To political junkies, Donald Trump’s various (mis)representations of his July 25th phone conversation with President Volodymyr Zalensky are same old, same old stuff. Why? Because for years now assiduous journalists have been busy filing stories about Donald J. Trump’s deceptive ways. To be sure, such a focus is hardly surprising, given the amount of material with which journalists have to work. The fact that the Washington Post’s running tab of President Trump‘s “false or misleading claims” passed the 12,000 mark on August 5, 2019–Trump’s 928th day in office—is suggestive in this regard. And, of course, that number has grown considerably since that time.

The problem with such stories, however useful, relates to the manner in which The Donald’s deceptions are characterized. Almost without exception, the stories have a paint-by-numbers, Donald-Trump-Is-A Liar quality to them. But characterizing Trump as a liar assumes that he is aware of, let alone interested in what is true, and is intentionally trying to deceive people. I do not believe this to be the case when it comes to President Trump. Rather, in my view the President doesn’t care a whit about whether what he says is true or false. As a trader in sophistry, he wishes only to persuade.

The moral philosopher Harry G. Frankfurt at once captured and conveyed what I am getting at here in a sparkling 1986 essay, entitled “On Bullshit,” published in the high-brow journal Raritan. In this rigorously argued essay, Frankfurt brilliantly—and often humorously—distinguishes among various forms of misrepresentation and deception, focusing primarily on lying, humbug, and, well, bullshit. To lie is willfully to misrepresent or deceive what one thinks to be true. Humbug is also deceptive, but falls short of outright lying, mainly because at the margin the primary concern on the part of the purveyor is rather more exaggeration and pretentiousness than falsehood qua falsehood.

Bullshit, according to Frankfurt, is something else altogether.

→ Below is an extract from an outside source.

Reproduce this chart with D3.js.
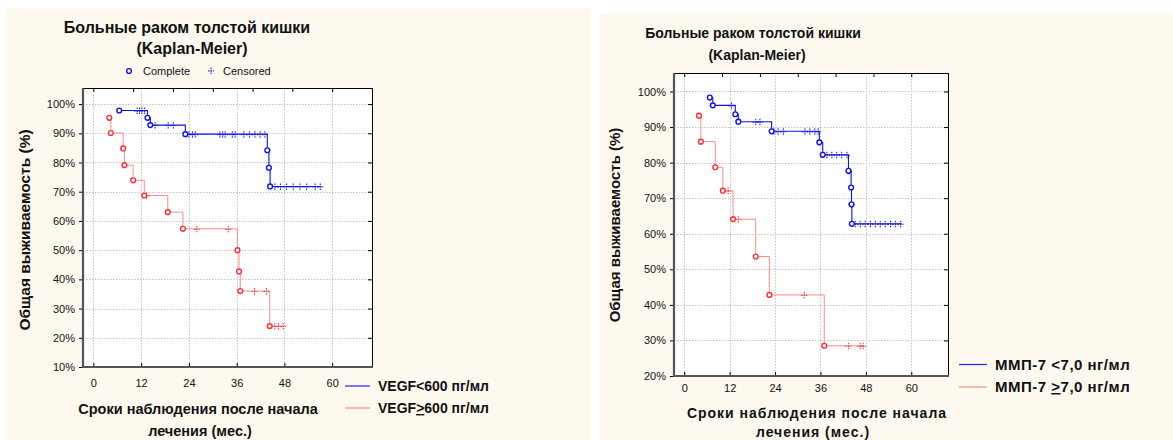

A liar is trying self-consciously to “lead us away from a correct apprehension of reality,” and a purveyor of humbug is primarily concerned with representing phenomena not in a patently false manner, but in such a way as to reflect well on himself/herself. For the bullshitter, though, “the truth-values of his statements are of no central interest…” His statements may, in fact, be true, but truth and falsity are irrelevant. Indeed, the bullshitter, Frankfurt contends, is:

“… neither on the side of the true nor on the side of the false. His eye is not on the facts at all, as the eyes of the honest man and of the liar are, except insofar as they may be pertinent to his interest in getting away with what he says. He does not care whether the things he says describe reality correctly. He just picks them out, or makes them up, to suit his purpose.”

Donald Trump, anyone? So rather than fixating on the precise number of times the President makes “false or misleading claims,” it would behoove all of us more fully to understand the context in which he operates. He is, after all, The Donald, the epitome of transactional man, in it for himself.

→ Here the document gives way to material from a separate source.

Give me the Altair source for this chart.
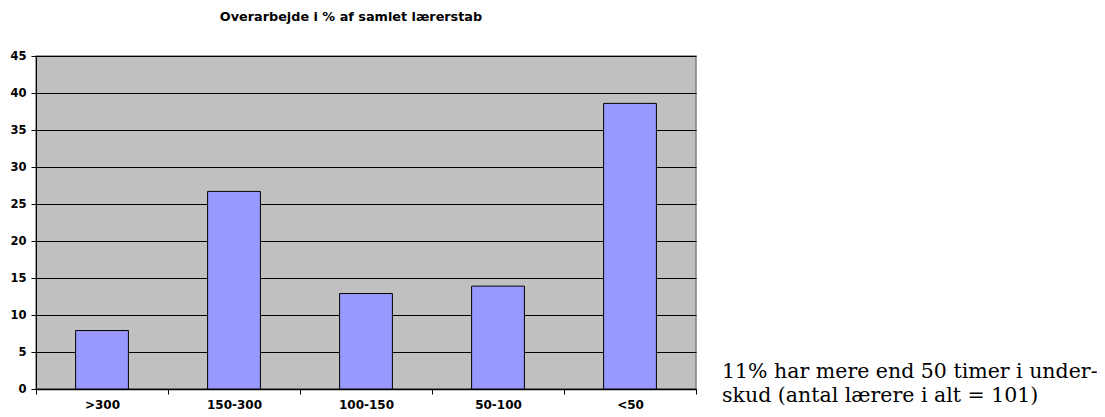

A few writers have caught on to the fact that he is less a liar than a bullshit artist in a Frankfurtian sense—Roger Cohen of the New York Times comes to mind in this regard—but all of us would benefit from deeper appreciation of Frankfurt’s insight. Liars are responding to the truth, even as they distort it, and “to that extent respectful of it,” as Frankfurt puts it. Donald Trump, it is clear, has little respect for anything or anyone other than himself. Truth doesn’t stand a chance in this context, and is beside the point in any case.